A hipótese é a seguinte: é que, aqui, ao
contrário do memorialismo predominante em nossas letras, a memória não é
evocação de um fanado, mas modo de
presença do não-lembrável. Não é reconstituição de um ícone perdido, é antes adivinhação do passado. Não é suspiro da reminiscência, mas ação póstuma
que sobrevém ao já extinto. Não é rol de
lembranças, é memória vidente; não é
arrumação piedosa do passado, é repovoamento visionário.
Alforria literária
Essa condição vidente da memória talvez só se realize,
diante dos leitores, pela utilização, pelo
Nava/narrador, de uma espécie, muito
pessoal, de escrita "providencial" (providencial num sentido análogo àquele com
que Antonio Candido fala na "linguagem providencial do barroco", com que
os escritores brasileiros dos séculos 17 e
18 deram expressão e identidade literária
à colônia). É que tal escrita, feita de uma
mescla estilística de conformação tão vária quanto eficaz, diferentemente do naturalismo de fundo em que o memorialismo entre nós ampara seu rito evocativo familiar e doméstico, vai buscar seus
materiais e procedimentos tão longe
quanto possível, numa larga e supreendente alforria literária e cultural.
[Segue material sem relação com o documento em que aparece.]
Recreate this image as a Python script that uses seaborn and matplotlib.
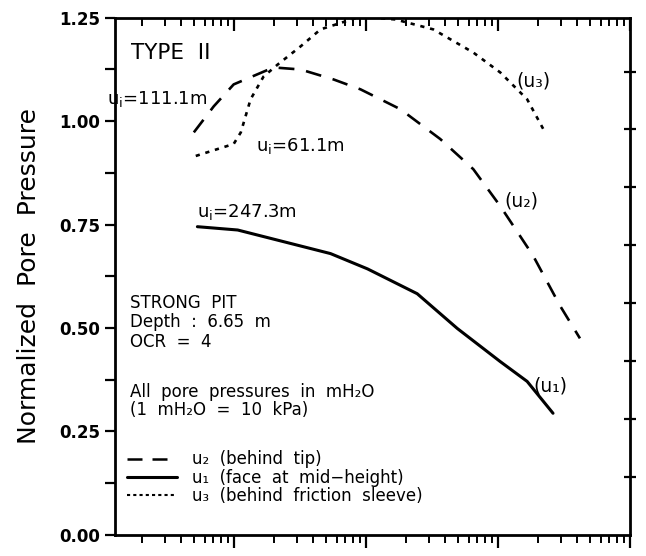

Que se lembre a esse respeito as irresistíveis enumerações que há na obra de Pedro Nava, na qual a circunstância local e
os autobiografemas não receiam "desnaturar-se", indo buscar em repertórios,
códigos, assentamentos literários e históricos supostamente remotos sua plena
figuração emancipada (e mais de acordo
com a vida atópica, para frente e para
trás, e de tudo assujeitada, que é a da memória). Assim, a escrita das memórias se
torna exploração literária e cultural também visionária do nosso ser histórico
-uma arqueologia e uma imaginação
da nossa identidade. Já se vê: o modo de
presença Pedro Nava da cultura brasileira tem muito mais de cem anos e parece,
pelo proposto acima, que ainda o terá
muitas vezes.
José Maria Cançado é autor de "Memórias Videntes do Brasil - A Obra de Pedro Nava", que deverá
ser publicada pela editora da Universidade Federal
de Minas Gerais, e de "Os Sapatos de Orfeu" (ed.
Scritta), sobre Carlos Drummond de Andrade.